Kesimpulan: Panggilan yang Menghidupkan Jiwa
Zikir "Ya Allah" adalah sebuah perjalanan spiritual yang tak berujung. Ia adalah lautan makna yang semakin dalam jika kita terus menyelaminya. Ia bukan sekadar rangkaian huruf dan suara, melainkan sebuah jembatan emas yang menghubungkan hati seorang hamba yang lemah dengan Rabb-nya Yang Maha Perkasa.
Ia adalah sumber ketenangan di tengah badai kecemasan, sumber kekuatan di saat jiwa terasa rapuh, dan sumber harapan di kala pintu-pintu dunia seakan tertutup. Menjadikan "Ya Allah" sebagai zikir harian, sebagai napas dalam setiap aktivitas, dan sebagai refleks pertama dalam setiap situasi adalah investasi terbaik untuk kebahagiaan sejati di dunia dan keselamatan abadi di akhirat.

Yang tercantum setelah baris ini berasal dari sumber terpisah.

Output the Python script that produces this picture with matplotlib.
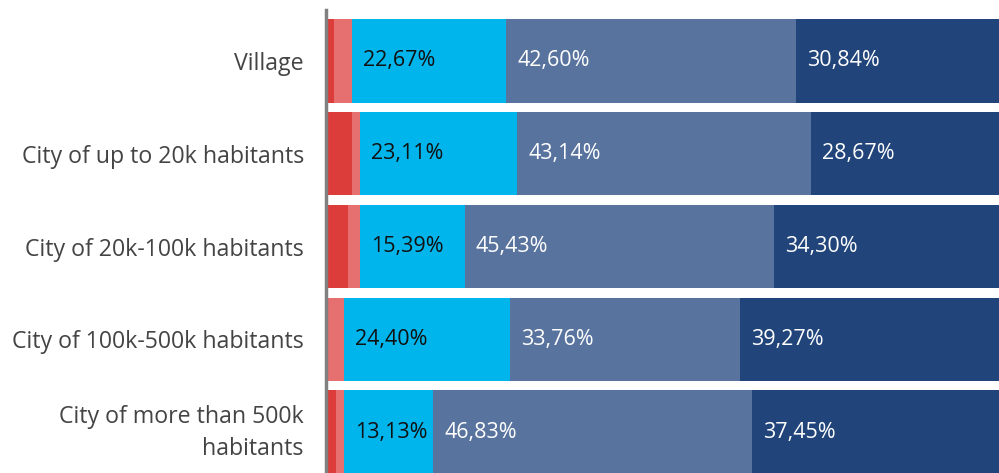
import numpy as np
import matplotlib.pyplot as plt
from matplotlib.transforms import ScaledTranslation

plt.rcParams['font.family'] = ['Open Sans', 'DejaVu Sans']

categories = ["Village", "City of up to 20k habitants", "City of 20k-100k habitants",
              "City of 100k-500k habitants", "City of more than 500k\nhabitants"]

# Anteile in % (die roten Segmente sind geschätzt, ohne Beschriftung)
dark_red = [1.17, 3.82, 3.23, 0.29, 1.47]
light_red = [2.64, 1.17, 1.76, 2.35, 1.17]
cyan = [22.67, 23.11, 15.39, 24.40, 13.13]
slate = [42.60, 43.14, 45.43, 33.76, 46.83]
navy = [30.84, 28.67, 34.30, 39.27, 37.45]

series = [dark_red, light_red, cyan, slate, navy]
colors = ["#DC3D3B", "#E67070", "#00B5EC", "#58739E", "#21457A"]
labeled = [False, False, True, True, True]
text_colors = [None, None, "#111111", "white", "white"]

fig = plt.figure(figsize=(9.99, 4.73), dpi=100)
# Balken laufen rechts etwas über den Bildrand hinaus
ax = fig.add_axes([326 / 999, 0, 681 / 999, 463 / 473])

y = np.arange(len(categories))
left = np.zeros(len(categories))
for vals, col, lab, tcol in zip(series, colors, labeled, text_colors):
    vals = np.array(vals)
    ax.barh(y, vals, left=left, height=0.9, color=col, edgecolor="none")
    if lab:
        for yi, (l, v) in enumerate(zip(left, vals)):
            ax.text(l + 1.6, yi, f"{v:.2f}".replace(".", ",") + "%",
                    va="center", ha="left", fontsize=15.5, color=tcol)
    left += vals

ax.set_xlim(0, 100)
ax.set_ylim(4.44, -0.548)
ax.set_yticks(y)
ax.set_yticklabels(categories, fontsize=16.7, color="#444444")
ax.tick_params(axis="y", length=0, pad=16)
ax.set_xticks([])
for s in ["top", "right", "bottom"]:
    ax.spines[s].set_visible(False)
ax.spines["left"].set_color("#808080")
ax.spines["left"].set_linewidth(2.5)
for t in ax.get_yticklabels():
    t.set_multialignment("right")
    t.set_linespacing(1.45)

# zweizeiliges Label etwas nach oben
last = ax.get_yticklabels()[-1]
last.set_transform(last.get_transform() + ScaledTranslation(0, 0.06, fig.dpi_scale_trans))

fig.savefig("out.png", dpi=100)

Marilah kita basahi lisan kita, hidupkan hati kita, dan warnai hari-hari kita dengan panggilan agung ini. Karena dalam setiap seruan "Ya Allah", ada jawaban, ada rahmat, ada ampunan, dan ada cinta dari Dzat yang tidak pernah lelah mendengar panggilan hamba-hamba-Nya.